By Bob Allen
The Southern Baptist Convention’s Ethics and Religious Liberty Commission is pulling the plug on agency head Richard Land’s radio show over recent controversial remarks about the Trayvon Martin killing.
The ERLC’s trustee executive committee announced June 1 through Baptist Press the decision to cancel Richard Land Live! following an investigation into plagiarism charges. They also reprimanded the 24-year president for “hurtful, irresponsible and racially charged words” during a broadcast about the Feb. 26 shooting of a black Florida teenager widely viewed as a case of racial profiling.
The trustee leaders formally reprimanded Land for not giving proper attribution for comments he read on the air, including statements describing black leaders Jesse Jackson, Al Sharpton and Louis Farrakhan as “race hustlers” who have “made their careers and lucrative fortunes by fomenting racial grievance and demonizing the ‘white power structure.’”

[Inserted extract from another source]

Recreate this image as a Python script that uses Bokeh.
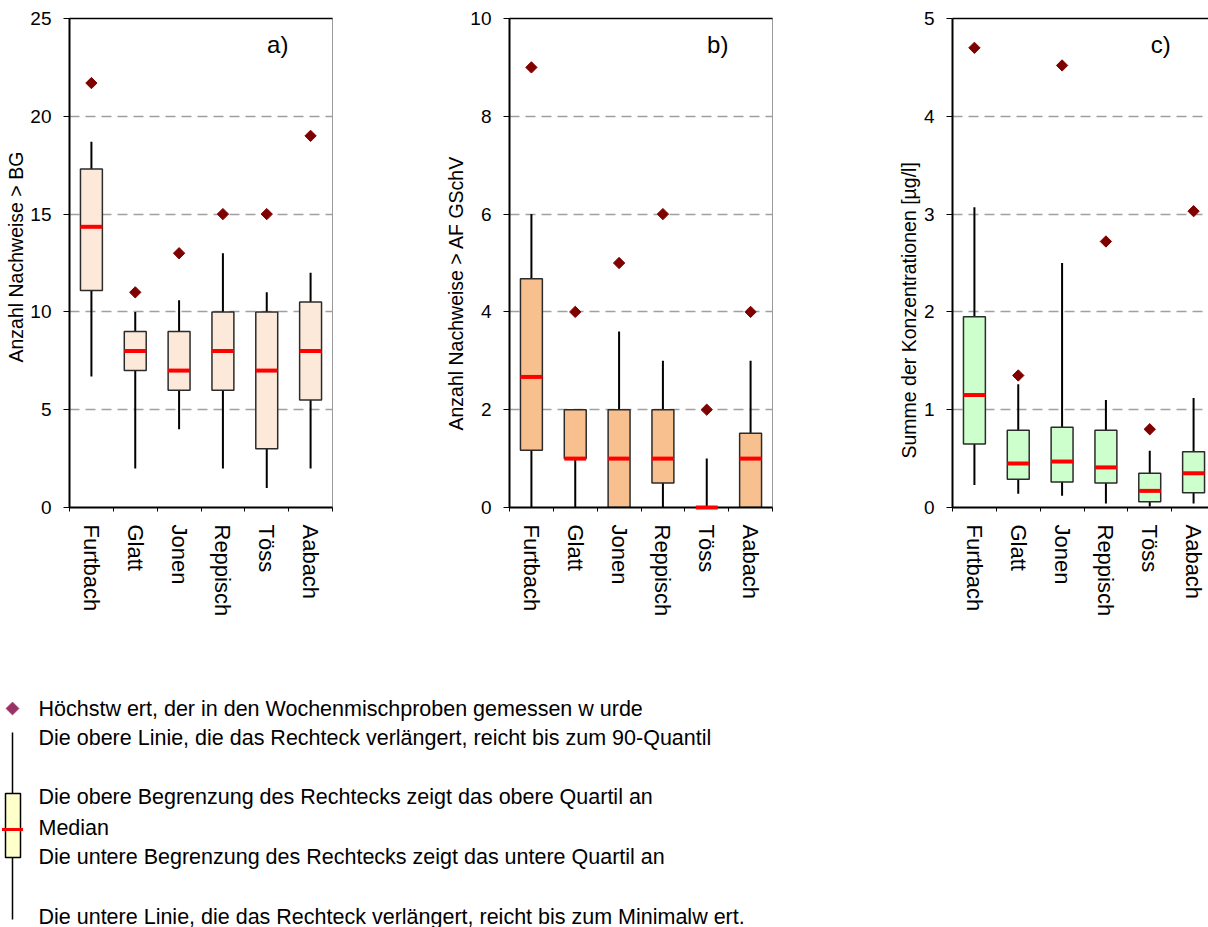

Those were just some of the words Land quoted verbatim from a Washington Times column without saying so on the air, although the article was posted on the ERLC website as a program note. Trustee leaders assessed that as “unwisely accepting practices that occur in the radio industry,” but said they found no instances of plagiarism in any of Land’s written work.
The executive committee launched a plagiarism investigation after a Baptist blogger who read about Land’s March 31 comments in Associated Baptist Press listened to an Internet archive of the broadcast and discovered that many of Land’s comments were quoted from other sources without on-air attribution.
Aaron Weaver, a Baylor doctoral student who blogs at The Big Daddy Weave, said trustees appeared to give Land “a pass” by describing “clear efforts to make someone else’s words his own” as carelessness.
While admitting he isn’t a big fan of talk radio, Weaver said he has “serious doubts that what Land did is a common practice in the radio industry among hosts with his level of name-recognition,” but that either way, “It’s a dishonest practice and blatantly unethical.”
The executive committee also determined the content and purpose of Richard Land Live! “are not congruent” with the mission of the SBC agency assigned to address social, moral and ethical concerns, and that controversy over the March 31 broadcast “requires the termination” of the program as soon as possible within the bounds of contracts with the Salem Radio Network.
Land, 65, said in a statement passed on through Baptist Press that he believes in “trustee oversight and governance” and looks forward to working with ERLC trustees.